Written exercise — Everything from the first line of the data below through the line that contains "var yTicks=[-60,-40,-20,0,20,40,60,80];" should be written out exactly, please, and nothing more; the pictures stay out.

Items listed in a dataset —
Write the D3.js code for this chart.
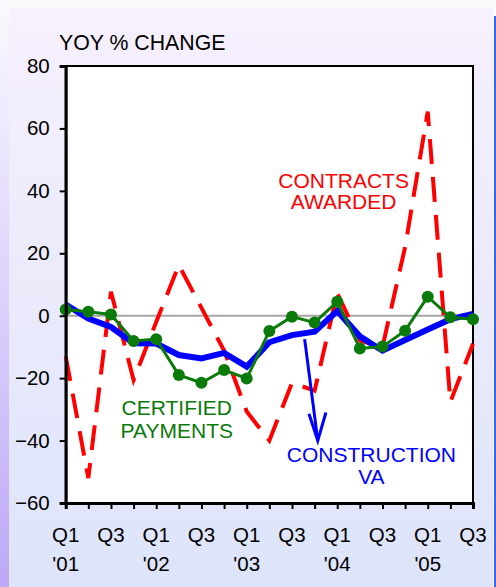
<!DOCTYPE html>
<html>
<head>
<meta charset="utf-8">
<script src="https://cdn.jsdelivr.net/npm/d3@7"></script>
<style>
body{margin:0;padding:0;background:#fafafd;}
svg{display:block;font-family:Arial,"Liberation Sans",sans-serif;}
</style>
</head>
<body>
<svg id="chart"></svg>
<script>
// quarters Q1 '01 .. Q3 '05
var quarterLabels=["Q1","","Q3","","Q1","","Q3","","Q1","","Q3","","Q1","","Q3","","Q1","","Q3"];
var yearLabels=["'01","","","","'02","","","","'03","","","","'04","","","","'05","",""];
var yTicks=[-60,-40,-20,0,20,40,60,80];

var constructionVA=[3.6,-0.9,-3.6,-8.8,-8.9,-12.6,-13.7,-11.9,-16.3,-8.5,-6.2,-5.1,1.5,-6.6,-11.2,-7.8,-4.4,-1.1,0.6];
var certifiedPayments=[2.0,1.3,0.4,-8.1,-7.5,-19.0,-21.5,-17.4,-20.1,-4.9,-0.3,-2.2,4.5,-10.5,-9.9,-4.8,6.1,-0.5,-1.1];
var contractsAwarded=[-13,-52,7.7,-20.6,-2,16.2,2.5,-11.2,-30.7,-40,-21.5,-24,7.2,-8,-10,22,65.4,-27.6,-9];

var w=496,h=587;
var margin={left:65.7,right:23,top:66,bottom:84};

var svg=d3.select("#chart").attr("width",w).attr("height",h);

var defs=svg.append("defs");
var g1=defs.append("linearGradient").attr("id","panel").attr("x1",0).attr("y1",0).attr("x2",0).attr("y2",1);
g1.append("stop").attr("offset","0%").attr("stop-color","#f7f0fd");
g1.append("stop").attr("offset","100%").attr("stop-color","#dde4fa");
var g2=defs.append("linearGradient").attr("id","strip").attr("x1",0).attr("y1",0).attr("x2",0).attr("y2",1);
g2.append("stop").attr("offset","0%").attr("stop-color","#fafafe");
g2.append("stop").attr("offset","100%").attr("stop-color","#bea8f8");

svg.append("rect").attr("x",0).attr("y",0).attr("width",9).attr("height",h).attr("fill","url(#strip)");
svg.append("rect").attr("x",9).attr("y",8).attr("width",484).attr("height",h-8).attr("fill","url(#panel)");
svg.append("rect").attr("x",494).attr("y",16).attr("width",2).attr("height",h-16).attr("fill","#3a62f2");

var xScale=d3.scaleLinear().domain([0,18]).range([margin.left,w-margin.right]);
var yScale=d3.scaleLinear().domain([-60,80]).range([h-margin.bottom,margin.top]);

// plot area
svg.append("rect")
   .attr("x",xScale(0)).attr("y",yScale(80))
   .attr("width",xScale(18)-xScale(0)).attr("height",yScale(-60)-yScale(80))
   .attr("fill","#ffffff").attr("stroke","#000").attr("stroke-width",2);

// zero line
svg.append("line")
   .attr("x1",xScale(0)).attr("x2",xScale(18))
   .attr("y1",yScale(0)).attr("y2",yScale(0))
   .attr("stroke","#a6a6a6").attr("stroke-width",2);

var line=d3.line()
           .x(function(d,i){return xScale(i);})
           .y(function(d){return yScale(d);});

svg.append("path")
   .datum(contractsAwarded)
   .attr("d",line)
   .attr("fill","none")
   .attr("stroke","#ff0000")
   .attr("stroke-width",4)
   .attr("stroke-dasharray","25,13");

svg.append("path")
   .datum(constructionVA)
   .attr("d",line)
   .attr("fill","none")
   .attr("stroke","#0000ff")
   .attr("stroke-width",6)
   .attr("stroke-linejoin","miter");

svg.append("path")
   .datum(certifiedPayments)
   .attr("d",line)
   .attr("fill","none")
   .attr("stroke","#0a7a0a")
   .attr("stroke-width",3);

svg.selectAll("circle.cp")
   .data(certifiedPayments)
   .enter()
   .append("circle")
   .classed("cp",true)
   .attr("cx",function(d,i){return xScale(i);})
   .attr("cy",function(d){return yScale(d);})
   .attr("r",6)
   .attr("fill","#0a7a0a");

// axes
var yAxis=d3.axisLeft(yScale).tickValues(yTicks).tickSize(6).tickPadding(10);
var yg=svg.append("g")
   .attr("transform","translate("+xScale(0)+",0)")
   .call(yAxis);
yg.select(".domain").attr("stroke-width",3);
yg.selectAll(".tick line").attr("stroke-width",2);
yg.selectAll("text").attr("font-size",20.5).attr("fill","#000").attr("font-family","Arial, Liberation Sans");

var xAxis=d3.axisBottom(xScale).tickValues(d3.range(19)).tickSize(6).tickPadding(0)
            .tickFormat(function(d){return "";});
var xg=svg.append("g")
   .attr("transform","translate(0,"+yScale(-60)+")")
   .call(xAxis);
xg.select(".domain").attr("stroke-width",3);
xg.selectAll(".tick line").attr("stroke-width",2);

svg.selectAll("text.ql")
   .data(quarterLabels)
   .enter()
   .append("text")
   .classed("ql",true)
   .attr("x",function(d,i){return xScale(i);})
   .attr("y",541.5)
   .attr("text-anchor","middle")
   .attr("font-size",20.5)
   .text(function(d){return d;});

svg.selectAll("text.yl")
   .data(yearLabels)
   .enter()
   .append("text")
   .classed("yl",true)
   .attr("x",function(d,i){return xScale(i);})
   .attr("y",570.5)
   .attr("text-anchor","middle")
   .attr("font-size",20.5)
   .text(function(d){return d;});

svg.append("text")
   .attr("x",59).attr("y",50)
   .attr("font-size",21.3)
   .text("YOY % CHANGE");

// series labels, placed in data units
function label(lines,qx,vy,color,lead){
  var t=svg.append("text")
     .attr("text-anchor","middle")
     .attr("font-size",21)
     .attr("fill",color);
  lines.forEach(function(s,k){
    t.append("tspan").attr("x",xScale(qx)).attr("y",yScale(vy)+k*lead).text(s);
  });
}
label(["CONTRACTS","AWARDED"],12.28,41.0,"#ff0000",21.5);
label(["CERTIFIED","PAYMENTS"],4.91,-31.8,"#0a7a0a",23);
label(["CONSTRUCTION","VA"],13.51,-46.8,"#0000ff",22.5);

// arrow from construction VA label up to the line
var ax0=10.56,ay0=-7.5,ax1=11.14,ay1=-40;
svg.append("line")
   .attr("x1",xScale(ax0)).attr("y1",yScale(ay0))
   .attr("x2",xScale(ax1)).attr("y2",yScale(ay1))
   .attr("stroke","#0000ff").attr("stroke-width",3);
svg.append("path")
   .attr("d","M"+xScale(10.75)+","+yScale(-31.4)+"L"+xScale(ax1)+","+yScale(ay1)+"L"+xScale(11.5)+","+yScale(-31.0))
   .attr("fill","none")
   .attr("stroke","#0000ff").attr("stroke-width",3);
</script>
</body>
</html>
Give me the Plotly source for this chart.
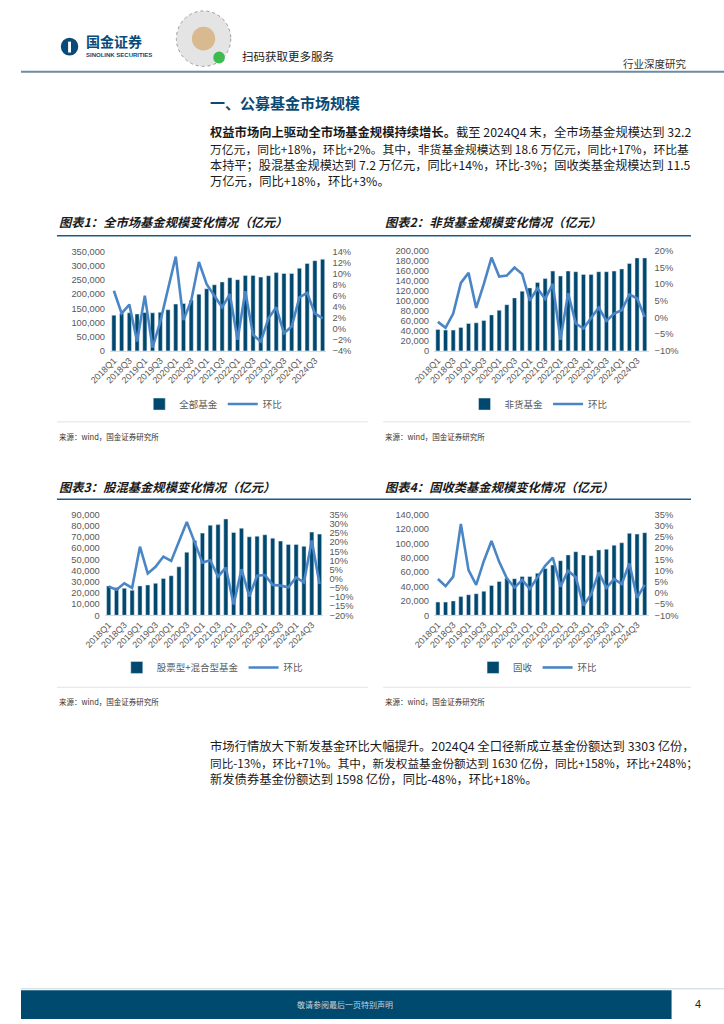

Task response —
Write the D3.js code for this chart.
<!DOCTYPE html>
<html>
<head>
<meta charset="utf-8">
<script src="https://cdn.jsdelivr.net/npm/d3@7"></script>
<style>
body{margin:0;padding:0;background:#fafafd;}
svg{display:block;font-family:Arial,"Liberation Sans",sans-serif;}
</style>
</head>
<body>
<svg id="chart"></svg>
<script>
// quarters Q1 '01 .. Q3 '05
var quarterLabels=["Q1","","Q3","","Q1","","Q3","","Q1","","Q3","","Q1","","Q3","","Q1","","Q3"];
var yearLabels=["'01","","","","'02","","","","'03","","","","'04","","","","'05","",""];
var yTicks=[-60,-40,-20,0,20,40,60,80];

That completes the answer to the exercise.